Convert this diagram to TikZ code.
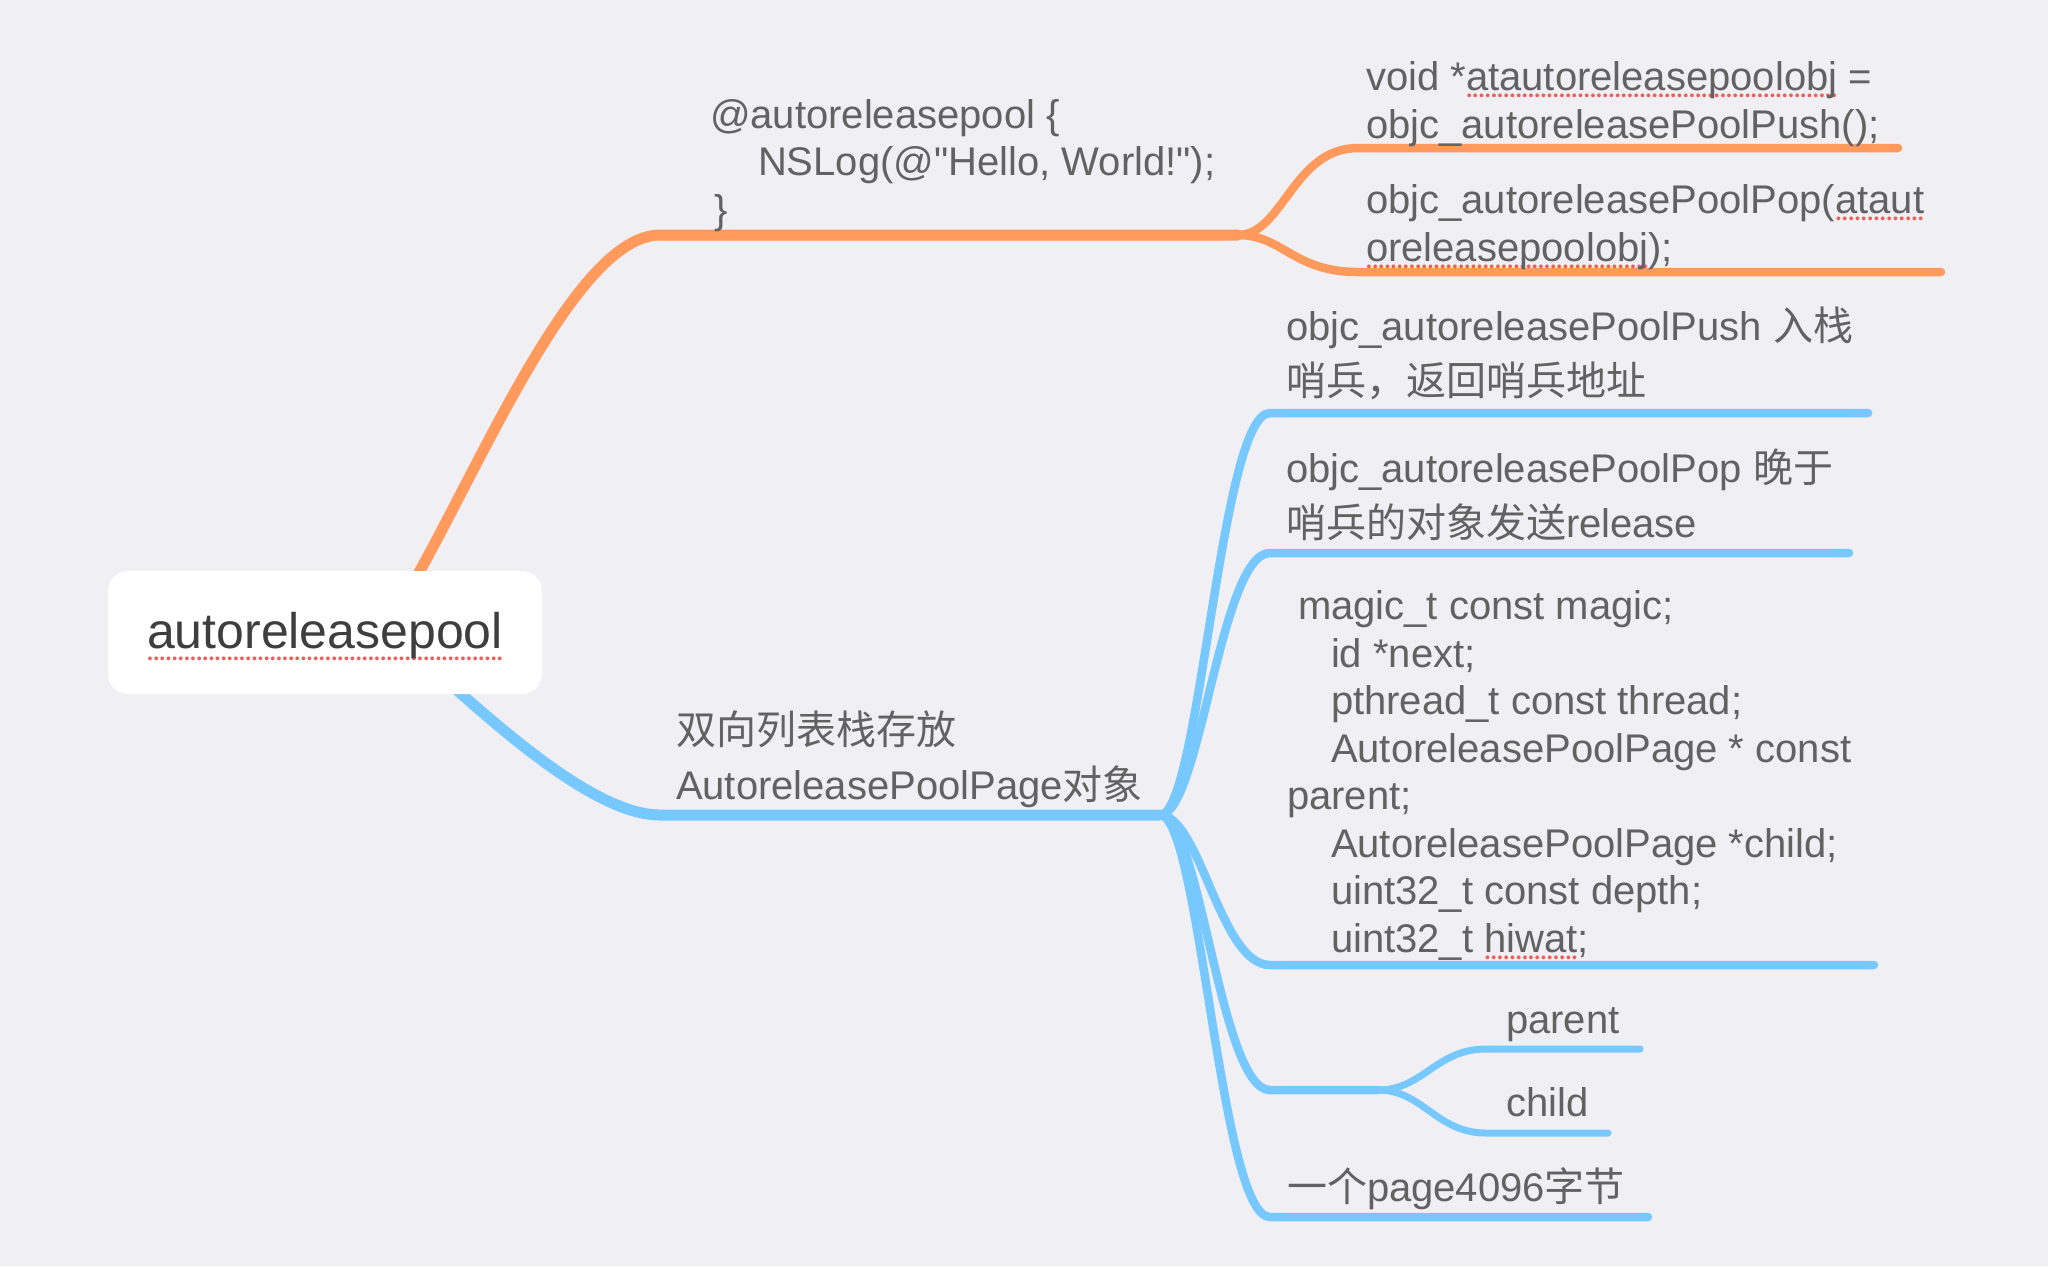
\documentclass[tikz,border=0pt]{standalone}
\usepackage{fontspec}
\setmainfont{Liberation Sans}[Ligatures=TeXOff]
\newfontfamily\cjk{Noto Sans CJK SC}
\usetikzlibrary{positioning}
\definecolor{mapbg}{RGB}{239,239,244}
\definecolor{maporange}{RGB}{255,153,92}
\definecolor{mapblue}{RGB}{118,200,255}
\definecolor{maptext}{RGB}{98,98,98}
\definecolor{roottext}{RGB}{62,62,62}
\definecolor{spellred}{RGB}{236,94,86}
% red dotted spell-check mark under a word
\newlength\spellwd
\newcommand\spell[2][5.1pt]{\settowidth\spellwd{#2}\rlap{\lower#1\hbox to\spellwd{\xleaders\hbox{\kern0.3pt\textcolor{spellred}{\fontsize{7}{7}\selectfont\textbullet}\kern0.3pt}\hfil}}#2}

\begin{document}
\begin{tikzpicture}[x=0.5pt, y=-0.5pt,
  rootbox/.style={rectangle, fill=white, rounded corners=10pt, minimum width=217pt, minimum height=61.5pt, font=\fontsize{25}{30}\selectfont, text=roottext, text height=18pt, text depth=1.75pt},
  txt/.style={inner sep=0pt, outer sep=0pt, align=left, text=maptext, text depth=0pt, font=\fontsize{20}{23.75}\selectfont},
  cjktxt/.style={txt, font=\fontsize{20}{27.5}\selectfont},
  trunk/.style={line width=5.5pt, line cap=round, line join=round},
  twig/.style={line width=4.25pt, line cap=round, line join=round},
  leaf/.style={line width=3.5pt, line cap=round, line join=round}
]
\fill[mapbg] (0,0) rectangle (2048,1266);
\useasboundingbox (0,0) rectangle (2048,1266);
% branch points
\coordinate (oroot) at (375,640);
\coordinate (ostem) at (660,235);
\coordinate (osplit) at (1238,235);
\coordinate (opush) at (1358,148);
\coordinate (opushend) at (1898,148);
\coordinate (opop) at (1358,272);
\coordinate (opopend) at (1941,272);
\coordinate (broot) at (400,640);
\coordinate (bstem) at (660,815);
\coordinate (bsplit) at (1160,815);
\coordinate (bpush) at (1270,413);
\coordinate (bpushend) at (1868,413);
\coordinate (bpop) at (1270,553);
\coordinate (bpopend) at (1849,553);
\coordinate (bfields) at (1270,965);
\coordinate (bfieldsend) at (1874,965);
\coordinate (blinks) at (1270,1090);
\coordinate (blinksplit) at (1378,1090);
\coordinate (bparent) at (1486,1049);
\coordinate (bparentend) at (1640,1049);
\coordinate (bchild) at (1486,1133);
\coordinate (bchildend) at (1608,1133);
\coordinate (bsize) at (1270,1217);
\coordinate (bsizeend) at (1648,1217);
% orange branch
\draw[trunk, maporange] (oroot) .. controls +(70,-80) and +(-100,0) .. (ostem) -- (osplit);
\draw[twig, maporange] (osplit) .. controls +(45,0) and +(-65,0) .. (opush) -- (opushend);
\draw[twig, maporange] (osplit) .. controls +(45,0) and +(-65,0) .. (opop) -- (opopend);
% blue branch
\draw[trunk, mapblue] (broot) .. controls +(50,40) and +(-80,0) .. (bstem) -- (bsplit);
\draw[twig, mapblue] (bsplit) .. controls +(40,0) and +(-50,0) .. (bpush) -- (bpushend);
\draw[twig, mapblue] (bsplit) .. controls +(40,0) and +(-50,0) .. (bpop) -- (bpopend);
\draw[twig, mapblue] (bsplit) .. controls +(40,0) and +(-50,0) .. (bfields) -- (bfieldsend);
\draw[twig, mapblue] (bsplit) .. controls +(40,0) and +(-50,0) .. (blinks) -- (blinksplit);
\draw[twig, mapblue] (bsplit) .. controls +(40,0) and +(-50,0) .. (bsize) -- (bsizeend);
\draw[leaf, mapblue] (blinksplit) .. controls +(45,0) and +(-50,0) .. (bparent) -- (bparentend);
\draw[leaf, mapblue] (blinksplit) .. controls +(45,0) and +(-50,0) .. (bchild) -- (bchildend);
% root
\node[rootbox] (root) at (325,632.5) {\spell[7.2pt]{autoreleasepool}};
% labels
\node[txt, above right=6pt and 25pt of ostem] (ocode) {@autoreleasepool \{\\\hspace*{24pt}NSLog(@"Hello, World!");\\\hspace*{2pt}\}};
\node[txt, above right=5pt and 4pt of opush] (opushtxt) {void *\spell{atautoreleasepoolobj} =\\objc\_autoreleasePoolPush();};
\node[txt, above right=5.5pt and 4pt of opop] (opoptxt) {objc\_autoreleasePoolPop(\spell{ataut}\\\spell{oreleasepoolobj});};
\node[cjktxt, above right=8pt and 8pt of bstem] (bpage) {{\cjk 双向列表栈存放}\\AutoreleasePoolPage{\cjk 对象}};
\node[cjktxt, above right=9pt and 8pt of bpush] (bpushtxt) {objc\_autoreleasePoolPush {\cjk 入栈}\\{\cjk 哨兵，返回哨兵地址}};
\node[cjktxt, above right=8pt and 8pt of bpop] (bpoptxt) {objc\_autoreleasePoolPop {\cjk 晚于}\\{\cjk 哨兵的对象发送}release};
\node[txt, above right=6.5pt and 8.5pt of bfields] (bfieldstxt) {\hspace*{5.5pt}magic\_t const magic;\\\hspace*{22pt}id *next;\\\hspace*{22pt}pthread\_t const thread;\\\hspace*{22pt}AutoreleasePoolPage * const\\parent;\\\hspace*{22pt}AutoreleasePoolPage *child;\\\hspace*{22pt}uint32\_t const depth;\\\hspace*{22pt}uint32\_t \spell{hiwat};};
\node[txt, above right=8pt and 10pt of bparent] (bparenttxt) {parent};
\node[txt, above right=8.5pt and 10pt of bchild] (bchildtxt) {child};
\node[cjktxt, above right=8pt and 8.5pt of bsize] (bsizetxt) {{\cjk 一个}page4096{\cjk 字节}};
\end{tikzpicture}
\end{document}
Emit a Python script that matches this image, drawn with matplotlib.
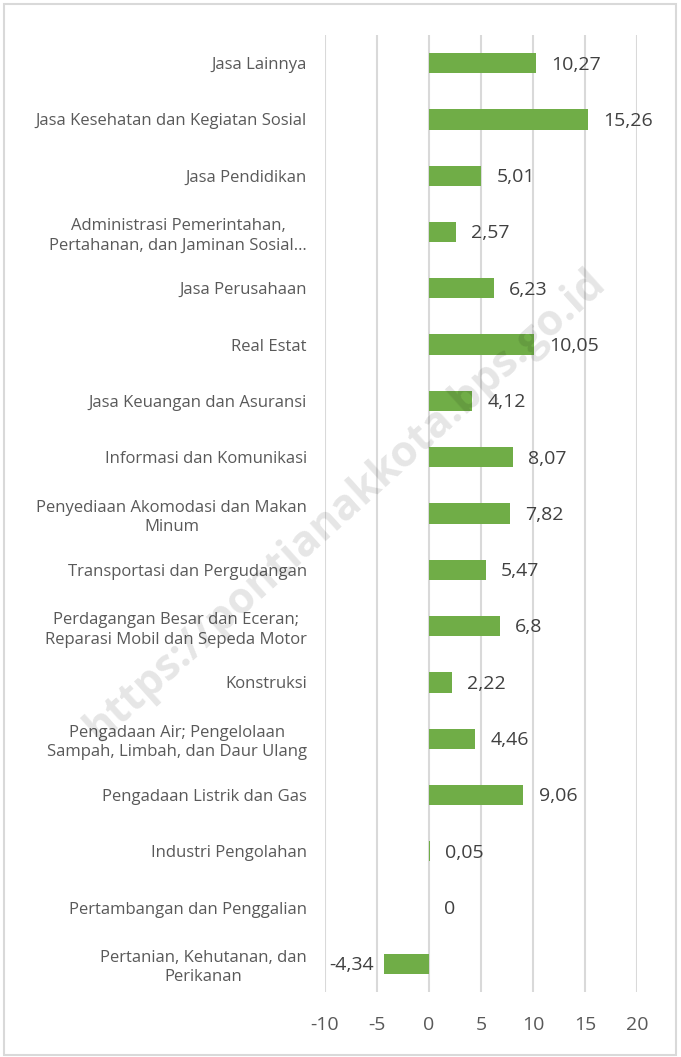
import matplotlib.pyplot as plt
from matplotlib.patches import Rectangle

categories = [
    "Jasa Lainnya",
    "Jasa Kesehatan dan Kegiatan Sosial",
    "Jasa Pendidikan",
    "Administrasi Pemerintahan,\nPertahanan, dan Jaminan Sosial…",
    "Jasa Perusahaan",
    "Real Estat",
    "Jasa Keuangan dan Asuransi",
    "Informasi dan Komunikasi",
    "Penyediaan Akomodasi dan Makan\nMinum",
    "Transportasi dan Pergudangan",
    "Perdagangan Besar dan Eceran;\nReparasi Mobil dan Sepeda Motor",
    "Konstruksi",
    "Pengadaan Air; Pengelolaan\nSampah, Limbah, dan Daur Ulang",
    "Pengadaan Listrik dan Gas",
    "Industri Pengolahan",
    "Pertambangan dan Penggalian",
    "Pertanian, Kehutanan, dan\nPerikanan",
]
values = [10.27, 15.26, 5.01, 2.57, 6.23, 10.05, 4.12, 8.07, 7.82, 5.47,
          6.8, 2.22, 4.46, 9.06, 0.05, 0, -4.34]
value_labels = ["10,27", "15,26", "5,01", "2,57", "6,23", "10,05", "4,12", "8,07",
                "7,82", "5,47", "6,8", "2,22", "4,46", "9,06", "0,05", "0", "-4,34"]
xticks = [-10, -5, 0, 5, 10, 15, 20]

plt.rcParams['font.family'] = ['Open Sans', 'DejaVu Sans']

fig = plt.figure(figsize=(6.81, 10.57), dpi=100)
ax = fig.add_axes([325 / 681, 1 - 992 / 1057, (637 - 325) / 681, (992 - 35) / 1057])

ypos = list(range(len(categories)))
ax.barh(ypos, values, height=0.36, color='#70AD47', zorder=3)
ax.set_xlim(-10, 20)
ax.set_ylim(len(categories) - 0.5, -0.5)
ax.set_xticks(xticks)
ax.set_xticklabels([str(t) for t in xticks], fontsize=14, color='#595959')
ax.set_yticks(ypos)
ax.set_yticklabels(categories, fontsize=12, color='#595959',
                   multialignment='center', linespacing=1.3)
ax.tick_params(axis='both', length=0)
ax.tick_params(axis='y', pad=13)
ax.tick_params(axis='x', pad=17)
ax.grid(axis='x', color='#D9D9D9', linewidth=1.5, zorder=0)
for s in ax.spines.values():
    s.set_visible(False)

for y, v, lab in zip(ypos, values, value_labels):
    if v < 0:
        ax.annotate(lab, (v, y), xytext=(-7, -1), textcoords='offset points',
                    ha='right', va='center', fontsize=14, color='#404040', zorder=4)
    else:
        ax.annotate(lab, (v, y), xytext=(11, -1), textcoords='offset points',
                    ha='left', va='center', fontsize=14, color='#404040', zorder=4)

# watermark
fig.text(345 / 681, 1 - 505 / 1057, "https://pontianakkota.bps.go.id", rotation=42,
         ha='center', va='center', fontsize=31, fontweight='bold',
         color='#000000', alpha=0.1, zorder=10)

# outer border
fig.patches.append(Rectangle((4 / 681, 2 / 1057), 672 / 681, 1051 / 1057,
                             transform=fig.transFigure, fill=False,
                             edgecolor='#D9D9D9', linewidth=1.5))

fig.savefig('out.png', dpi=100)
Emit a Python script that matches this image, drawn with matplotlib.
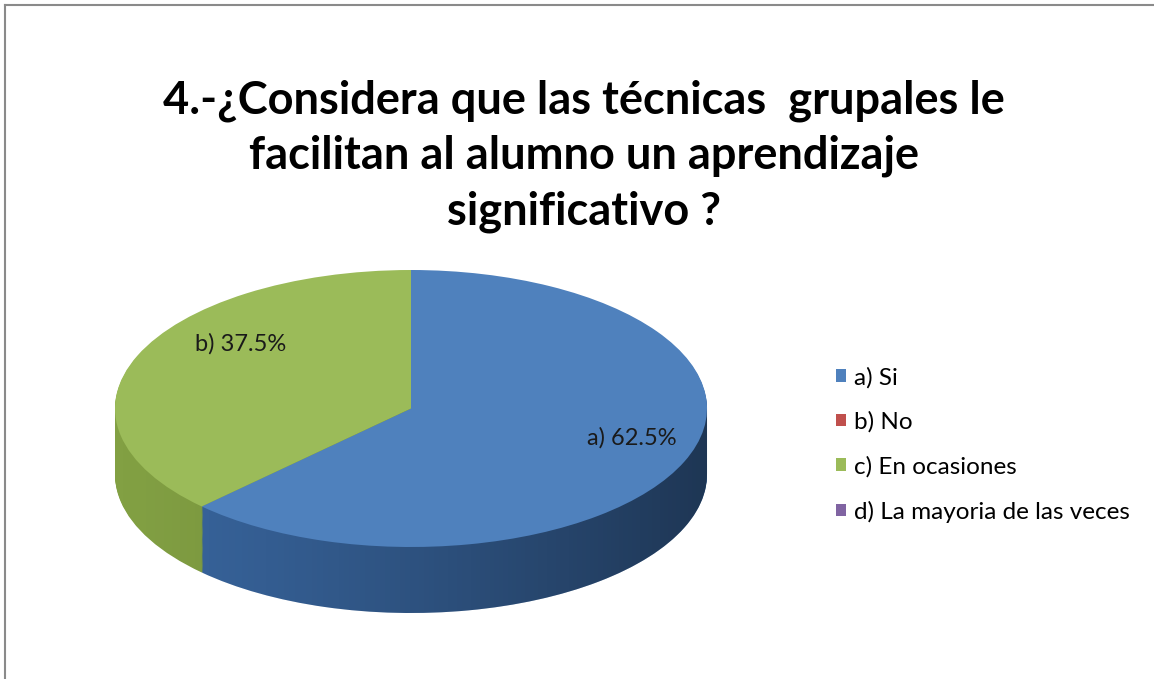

______________________________

▸ AIM OF THE EXERCISE:
Copy out all lines above that include the string "matplotlib".

▸ RESULT FOR THIS EXERCISE:
Emit a Python script that matches this image, drawn with matplotlib.
import matplotlib.pyplot as plt
from matplotlib.patches import Rectangle
Emit a Python script that matches this image, drawn with matplotlib.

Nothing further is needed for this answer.